Although many microfluidic Lab-on-Chip devices have been developed with integrated sample preparation capability, the focus of the innovation has been on the sensor itself. They have typically used the same sequence of unit operations as the laboratory tests that they are based on and do not necessarily exploit the advantages of miniaturization to optimize sample preparation. We posit here that these devices should be developed with a focus on easy and simple sample preparation with minimal to no user intervention in order to find widespread applicability
Here, we present examples of developing devices with focus on redesigning sample preparation methods to enable ease of use. First we demonstrate a simple microfluidic device (shown in Figure 1a) that can be used to analyse the cell free DNA concentration, a biomarker that is a prognostic indicator of mortality, at the bedside of septic patients. The device can separate cell free DNA from whole blood, concentrate it and quantify the concentration in a small form factor and under 5 min using small amount (10 uL) of blood. The device exploits the advantages of miniaturization in combining several unit operations that are normally performed sequentially in the laboratory so that the assay can be done faster.
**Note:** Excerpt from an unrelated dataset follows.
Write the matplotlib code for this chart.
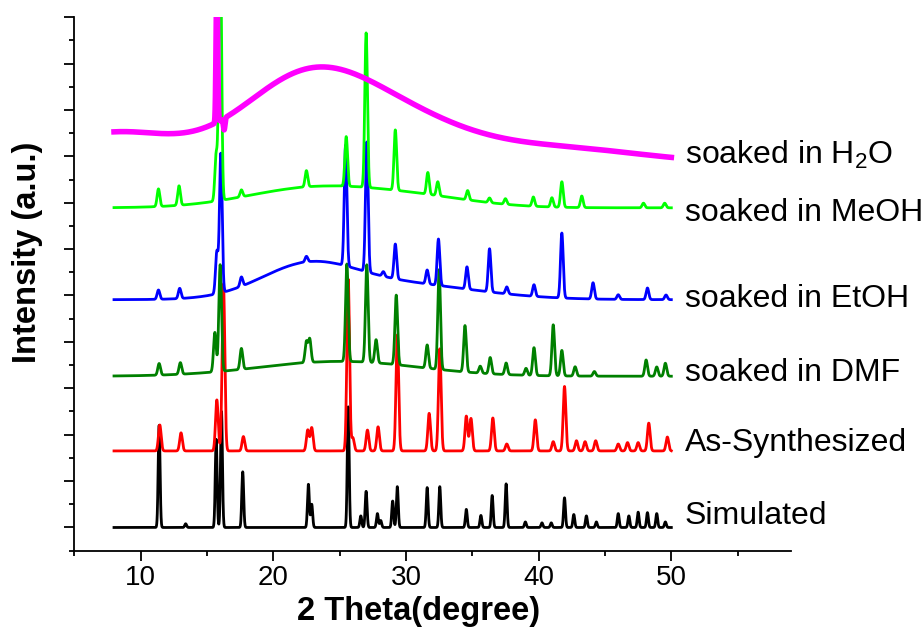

In another example, we exploit the advantage of miniaturization to perform bacterial culture assays faster. Bacterial culture and staining is the oldest method of diagnosis of bacterial infection. However, they are slow and take anywhere between 1 day (E.Coli) to few weeks (Mycobacteria). Molecular assays based on nucleic acids or proteins as biomarkers have emerged over the past few decades as faster methods to identify a pathogen. However, these assays do not provide viability or drug effectiveness information that are useful for medical professionals to formulate their treatment. In order to make culture based detection faster, we have developed a novel platform that automatically segments a sample in thousands of nanovolume wells. The device design is optimized to automatically segment the sample using a simple squeegee and under 1 min (shown in Figure 1b) which is suitable for point of care applications in resource poor settings. Metabolic activity of the bacteria aliquoted into these nanowells can be measured as an indicator of their presence and viability. By segmenting the sample into small volumes we show that the analysis time can be made much smaller especially at low concentrations. We also demonstrate single cell detection.
The compact form factor of these devices and the minimal need for external reagents make them ideally suited for point of care testing.